Who is to blame? The player or the rules of the game?

University essay from Lunds universitet/LUMID International Master programme in applied International Development and Management

Abstract: Why the performance of local value-adding firms supplying to mining MNCs in Zambia’s liberalized economy seems more constrained was the investigated problem. I conducted a multiple case study research involving 15 firms located on Copperbelt Province. Local value-adding firms are cardinal to national industrial development through their backward linkage role to mines. However, their performance is more constrained partly because of their weak internal capabilities. The real constraint for their situation lies in the “rules of the game” of supplying to mining MNCs which are externally engineered and applied by mining companies.
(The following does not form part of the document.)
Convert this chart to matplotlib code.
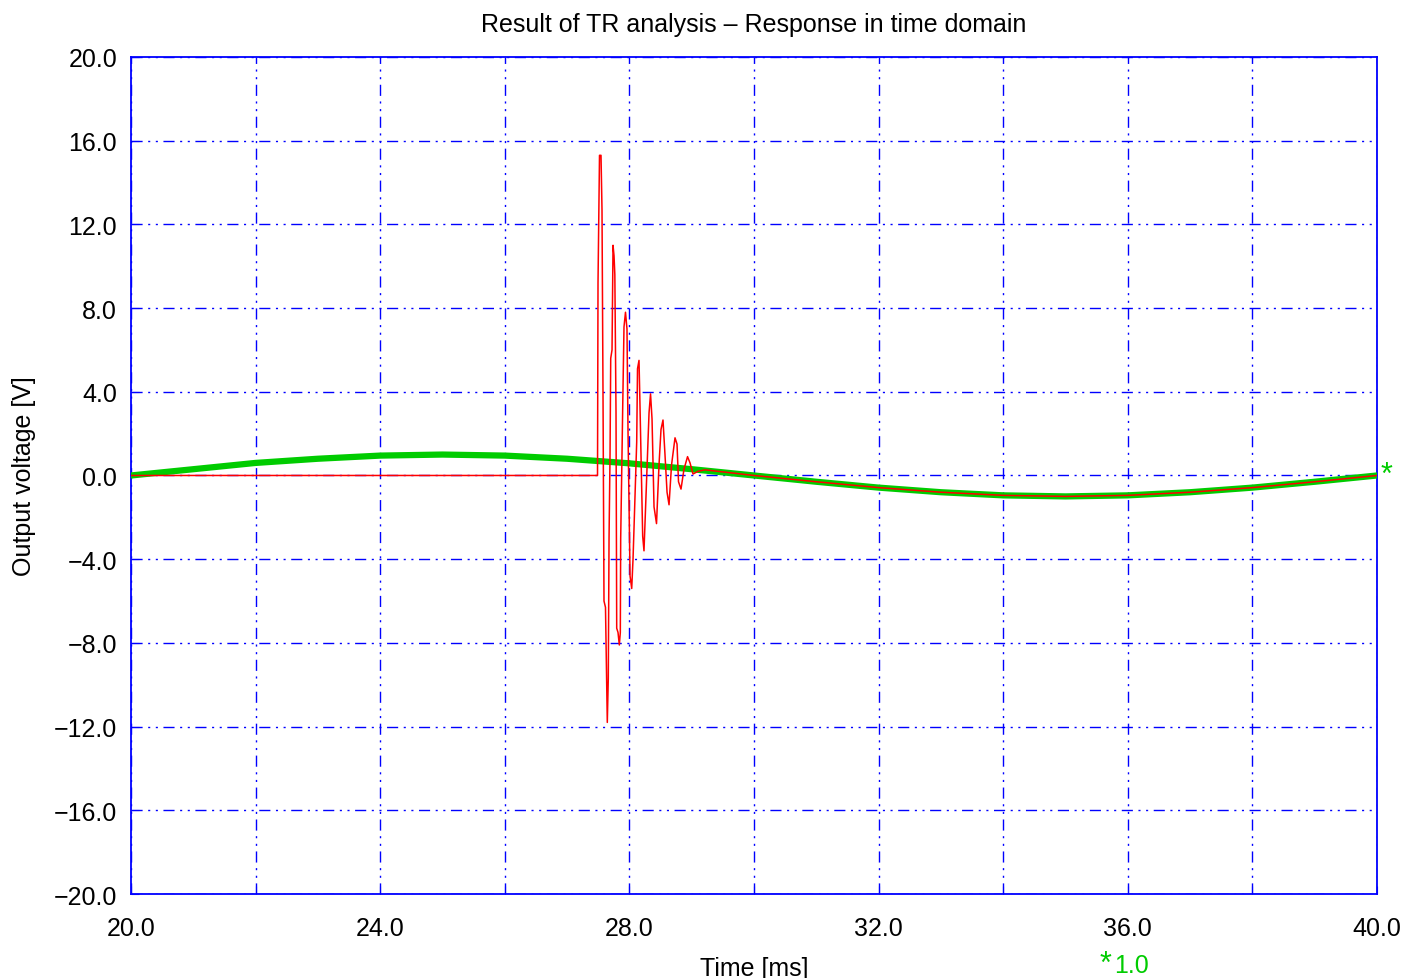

Mining MNCs have absolute power to determine who supplies, what is supplied, what price and extent to which supplies are made whilst government acts like a spectator unlike a referee. Government’s inactivity emanates from institutional changes birthed by the 1991 economic liberalization. Addressing the firms’ situation neither lies in “doing business as usual” where mining MNCs remain more powerful nor in government fully regulating the relationship between local suppliers and mining companies. What could work is a holistic “change of the rules of the game” through government’s actively engaging stakeholders and appropriately incentivizing each category to subsequently strengthen the procurement and supplying relationship between mines and local suppliers.